With fresh snow on the ground, I can see the tracks of predators – cats, dogs, hawks. Only the howl of a coyote in the depths of the night makes me more aware of the vulnerability of our flock than the wing print of a hawk in the snow. Of course, we have no lambs yet, and a hawk could certainly not carry off a ewe. But the hawk print does remind me that fences do not necessarily make a safe refuge.

When we had chickens, the weasel, the skunk, and the raccoon were not even slowed down by our fences. Each of them was able to decimate a flock of chickens in a single night. We don’t know that a hawk or eagle has carried off a lamb, but sometimes lambs go missing and we don’t know why.

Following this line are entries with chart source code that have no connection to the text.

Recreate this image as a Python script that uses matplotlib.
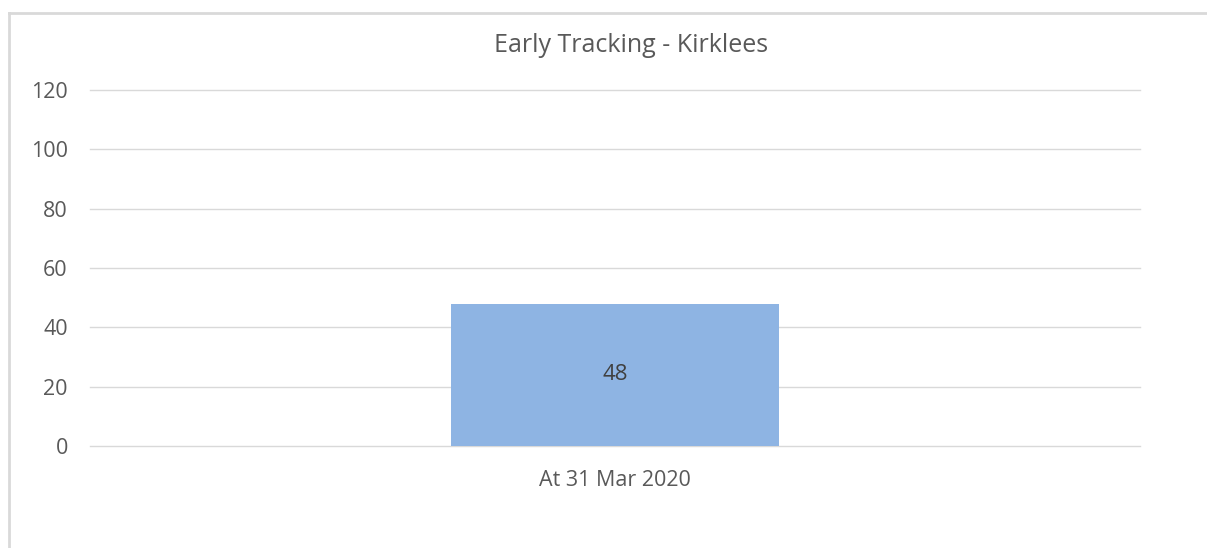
import matplotlib
matplotlib.use("Agg")
import matplotlib.pyplot as plt
from matplotlib.lines import Line2D

# data
categories = ["At 31 Mar 2020"]
values = [48]
yticks = [0, 20, 40, 60, 80, 100, 120]
title = "Early Tracking - Kirklees"

plt.rcParams['font.family'] = ['Open Sans', 'DejaVu Sans']
text_color = "#595959"

fig = plt.figure(figsize=(12.07, 5.48), dpi=100)
W, H = 1207, 548
ax = fig.add_axes([90 / W, (H - 446) / H, 1050 / W, (446 - 90) / H])

bars = ax.bar(range(len(categories)), values, width=0.313, color="#8EB4E3", zorder=3)
for b, v in zip(bars, values):
    ax.text(b.get_x() + b.get_width() / 2, v / 2, str(v), ha="center", va="center",
            fontsize=16, color="#404040", zorder=4)

ax.set_xlim(-0.5, len(categories) - 0.5)
ax.set_ylim(0, 120)
ax.set_yticks(yticks)
ax.set_xticks(range(len(categories)))
ax.set_xticklabels(categories)
ax.grid(axis="y", color="#D9D9D9", linewidth=1, zorder=0)
for gl in ax.get_ygridlines():
    gl.set_clip_on(False)
for s in ax.spines.values():
    s.set_visible(False)
ax.tick_params(length=0, labelsize=15.5, colors=text_color)
ax.tick_params(axis="y", pad=16)
ax.tick_params(axis="x", pad=17)

fig.text(631 / W, 1 - 45 / H, title, ha="center", va="center", fontsize=18, color=text_color)

# chart border (top and left visible)
fig.add_artist(Line2D([9 / W, 1], [1 - 13 / H, 1 - 13 / H], color="#D9D9D9", lw=2, transform=fig.transFigure))
fig.add_artist(Line2D([9 / W, 9 / W], [0, 1 - 13 / H], color="#D9D9D9", lw=2, transform=fig.transFigure))

fig.savefig("out.png", dpi=100)
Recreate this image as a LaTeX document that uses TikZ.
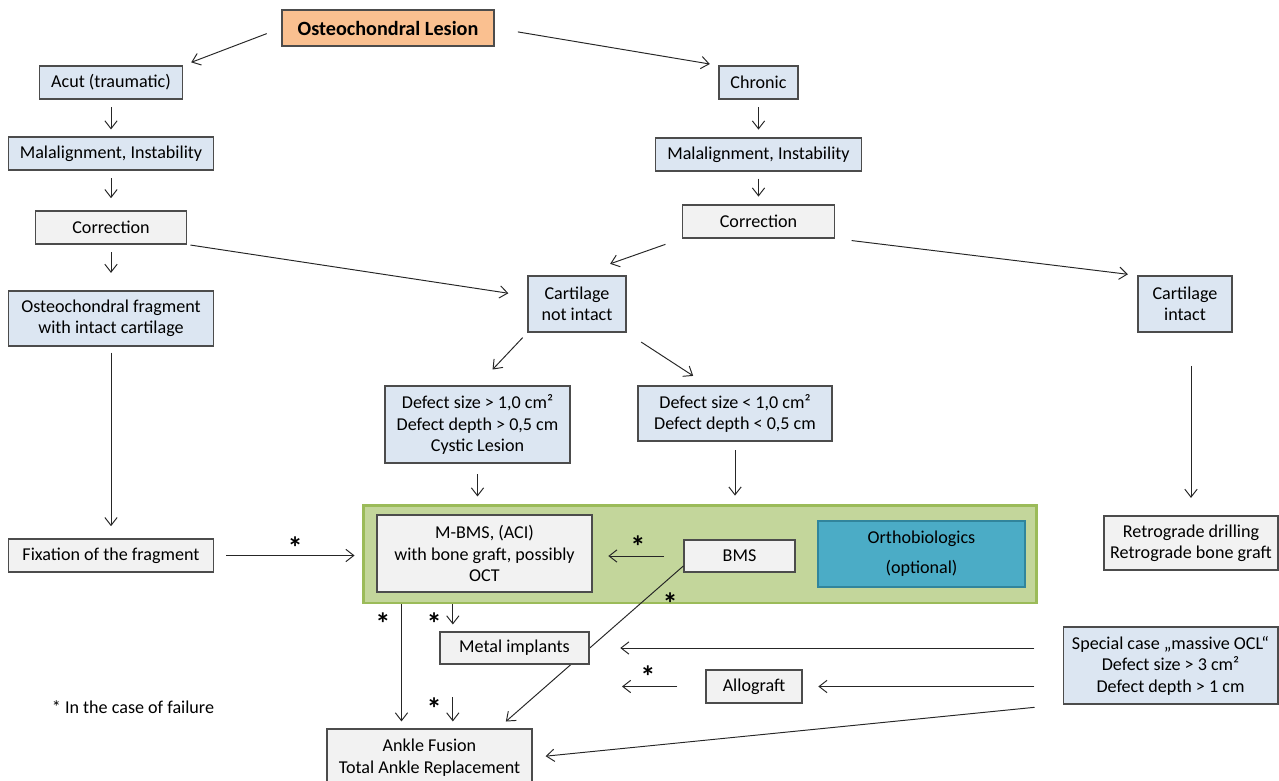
\documentclass[tikz,border=0pt]{standalone}
\usepackage{fontspec}
\setmainfont{Carlito}
\usetikzlibrary{positioning,arrows.meta}
\definecolor{boxblue}{HTML}{DCE6F2}
\definecolor{boxgray}{HTML}{F2F2F2}
\definecolor{boxorange}{HTML}{FAC090}
\definecolor{boxgreen}{HTML}{C3D69B}
\definecolor{linegreen}{HTML}{9BBB59}
\definecolor{boxteal}{HTML}{4BACC6}
\definecolor{lineteal}{HTML}{31859C}
\tikzstyle{box}=[draw=black!70,line width=0.6pt,align=center,inner sep=2pt,text=black,font=\fontsize{10.3}{12.2}\selectfont]
\tikzstyle{bluebox}=[box,fill=boxblue]
\tikzstyle{graybox}=[box,fill=boxgray]
\tikzstyle{star}=[font=\LARGE\bfseries,text=black,inner sep=0pt,yshift=-3pt]
\tikzset{boxsize/.style 2 args={minimum width=#1,minimum height=#2}}
\newcommand{\newBox}[4]{\node[#3](#1) at (#4){#2};}
\newcommand{\newArrow}[4]{\draw[->,#4] (#1) -- #3 (#2);}

\begin{document}
\begin{tikzpicture}[x=0.02cm,y=-0.02cm,
      >={Straight Barb[length=4.5pt,width=7pt]},
      line width=0.55pt,black!85
      ]
      \useasboundingbox (0,0) rectangle (1279,781);
      % top
      \newBox{lesion}{\fontsize{11.5}{13}\selectfont\bfseries Osteochondral Lesion}{box,fill=boxorange,boxsize={4.24cm}{0.72cm}}{388,28}
      % acute branch
      \newBox{acut}{Acut (traumatic)}{bluebox,boxsize={2.86cm}{0.66cm}}{111,82.5}
      \newBox{malL}{Malalignment, Instability}{bluebox,boxsize={4.1cm}{0.66cm}}{111,153.5}
      \newBox{corrL}{Correction}{graybox,boxsize={3.02cm}{0.66cm}}{111,227.5}
      \newBox{fragment}{Osteochondral fragment\\with intact cartilage}{bluebox,boxsize={4.1cm}{1.1cm}}{111,318.5}
      \newBox{fixation}{Fixation of the fragment}{graybox,boxsize={4.1cm}{0.66cm}}{111,555.5}
      % chronic branch
      \newBox{chronic}{Chronic}{bluebox,boxsize={1.58cm}{0.66cm}}{758.5,82.5}
      \newBox{malR}{Malalignment, Instability}{bluebox,boxsize={4.12cm}{0.66cm}}{758.5,154.5}
      \newBox{corrR}{Correction}{graybox,boxsize={3.04cm}{0.66cm}}{758.5,221.5}
      \newBox{notintact}{Cartilage\\not intact}{bluebox,boxsize={1.96cm}{1.12cm}}{577,304}
      \newBox{intact}{Cartilage\\intact}{bluebox,boxsize={1.88cm}{1.12cm}}{1185,304}
      \newBox{defBig}{Defect size > 1,0 cm²\\Defect depth > 0,5 cm\\Cystic Lesion}{bluebox,boxsize={3.7cm}{1.54cm}}{477.5,424.5}
      \newBox{defSmall}{Defect size < 1,0 cm²\\Defect depth < 0,5 cm}{bluebox,boxsize={3.88cm}{1.1cm}}{735,413.5}
      % treatment
      \newBox{green}{}{fill=boxgreen,draw=linegreen,line width=1.7pt,boxsize={13.48cm}{1.96cm}}{700,554}
      \newBox{mbms}{M-BMS, (ACI)\\with bone graft, possibly\\OCT}{graybox,boxsize={4.3cm}{1.54cm}}{484.5,553.5}
      \newBox{bms}{BMS}{graybox,boxsize={2.22cm}{0.64cm}}{739.5,556}
      \newBox{ortho}{Orthobiologics\\[5pt](optional)}{box,fill=boxteal,draw=lineteal,line width=1.4pt,boxsize={4.14cm}{1.32cm}}{921.5,554}
      \newBox{retro}{Retrograde drilling\\Retrograde bone graft}{graybox,boxsize={3.48cm}{1.08cm}}{1191,543}
      \newBox{special}{Special case „massive OCL“\\Defect size > 3 cm²\\Defect depth > 1 cm}{bluebox,boxsize={4.3cm}{1.54cm}}{1170.5,665.5}
      \newBox{allo}{Allograft}{graybox,boxsize={1.92cm}{0.66cm}}{754,686.5}
      \newBox{ankle}{Ankle Fusion\\Total Ankle Replacement}{graybox,boxsize={4.1cm}{1.14cm}}{429.5,757.5}
      \newArrow{bms.190}{ankle.23}{node[star,pos=0.2,right=9pt]{*}}{shorten >=6pt}
      \newBox{metal}{Metal implants}{graybox,boxsize={2.98cm}{0.64cm}}{514.5,648}
      \coordinate (allofail) at (622,686.5);
      \node[font=\fontsize{10.3}{12}\selectfont,text=black] (note) at (133,707) {* In the case of failure};
      % arrows
      \newArrow{lesion.west}{acut.north east}{}{shorten <=9pt,shorten >=5pt}
      \newArrow{lesion.east}{chronic.north west}{}{shorten <=13.5pt,shorten >=5pt}
      \newArrow{acut.south}{malL.north}{}{shorten <=4.5pt,shorten >=4pt}
      \newArrow{malL.south}{corrL.north}{}{shorten <=4.5pt,shorten >=7pt}
      \newArrow{corrL.south}{fragment.north}{}{shorten <=4.5pt,shorten >=10pt}
      \newArrow{fragment.south}{fixation.north}{}{shorten <=3.5pt,shorten >=7pt}
      \newArrow{fixation.east}{fixation.east -| green.west}{node[star,pos=0.55,above=1pt]{*}}{shorten <=7pt,shorten >=4pt}
      \newArrow{chronic.south}{malR.north}{}{shorten <=4.5pt,shorten >=4.5pt}
      \newArrow{malR.south}{corrR.north}{}{shorten <=4pt,shorten >=4.5pt}
      \newArrow{corrL.south east}{notintact.171}{}{shorten <=2pt,shorten >=11pt}
      \newArrow{corrR.south west}{notintact.north}{}{shorten <=10pt,shorten >=20pt}
      \newArrow{corrR.south east}{intact.north west}{}{shorten <=9.5pt,shorten >=5.5pt}
      \newArrow{notintact.south west}{defBig.north}{}{shorten <=4pt,shorten >=12.5pt}
      \newArrow{notintact.south east}{defSmall.134}{}{shorten <=10pt,shorten >=10pt}
      \newArrow{defBig.south}{defBig.south |- green.north}{}{shorten <=6pt,shorten >=4pt}
      \newArrow{defSmall.south}{defSmall.south |- green.north}{}{shorten <=5pt,shorten >=4.5pt}
      \newArrow{retro.north |- intact.south}{retro.north}{}{shorten <=19pt,shorten >=10pt}
      \newArrow{bms.west}{bms.west -| mbms.east}{node[star,midway,above=2pt]{*}}{shorten <=11pt,shorten >=9pt}
      \newArrow{ankle.134 |- green.south}{ankle.134}{node[star,pos=0.11,left=6pt]{*}}{shorten >=4pt}
      \newArrow{metal.165 |- green.south}{metal.165}{node[star,pos=0.5,left=6pt]{*}}{shorten >=4pt}
      \newArrow{metal.165 |- metal.south}{metal.165 |- ankle.north}{node[star,pos=0.6,left=6pt]{*}}{shorten <=18.5pt,shorten >=4pt}
      \newArrow{special.west |- metal.east}{metal.east}{}{shorten <=16pt,shorten >=17.5pt}
      \newArrow{special.west |- allo.east}{allo.east}{}{shorten <=16pt,shorten >=9pt}
      \newArrow{allo.west}{allofail}{node[star,pos=0.69,above=2pt]{*}}{shorten <=16pt}
      \newArrow{special.south west}{ankle.east}{}{shorten <=16pt,shorten >=7.5pt}
    \end{tikzpicture}
\end{document}
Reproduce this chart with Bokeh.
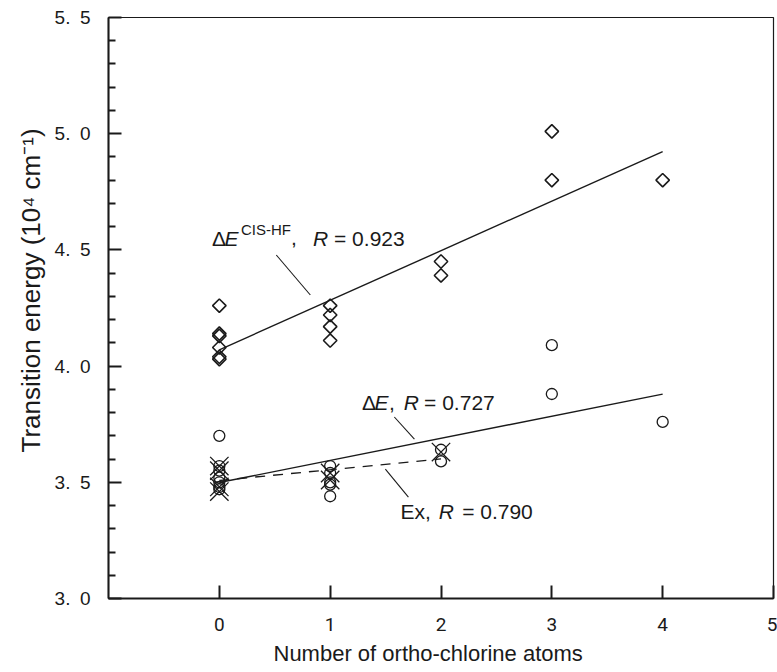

When the snows drift high along the fence line, and winds harden the drifts until even I can walk on them, I worry that wild dogs or coyotes will be able to jump over the fence to get at the flock. We have had dogs of our own who got into the pasture through a gate we left open, and chased the ewes, stressing them to death. We have had lambs squeeze through the fence to be met by our dogs who wanted to play - fatally. We have had neighbor dogs, running as a pack, who breached a fence and attacked one of our goats, who successfully fended them off with his three foot rack of magnificent horns. But as near as we can tell, we have never lost an animal – chicken, sheep, goat or lamb, to coyotes or wild dogs.

My worries about predators are a part of farming, but not a large part. And so, I appreciate the outline of the hawk’s feathers in the snow. I try to imagine what he was hunting, and whether or not he caught it. And I think how lucky I am to be able to see the impression made by a feather in the white, crystalline surface left after a night of frost.

1 comment:

  1. Neat! I've always thought that following tracks in the snow was like reading a story.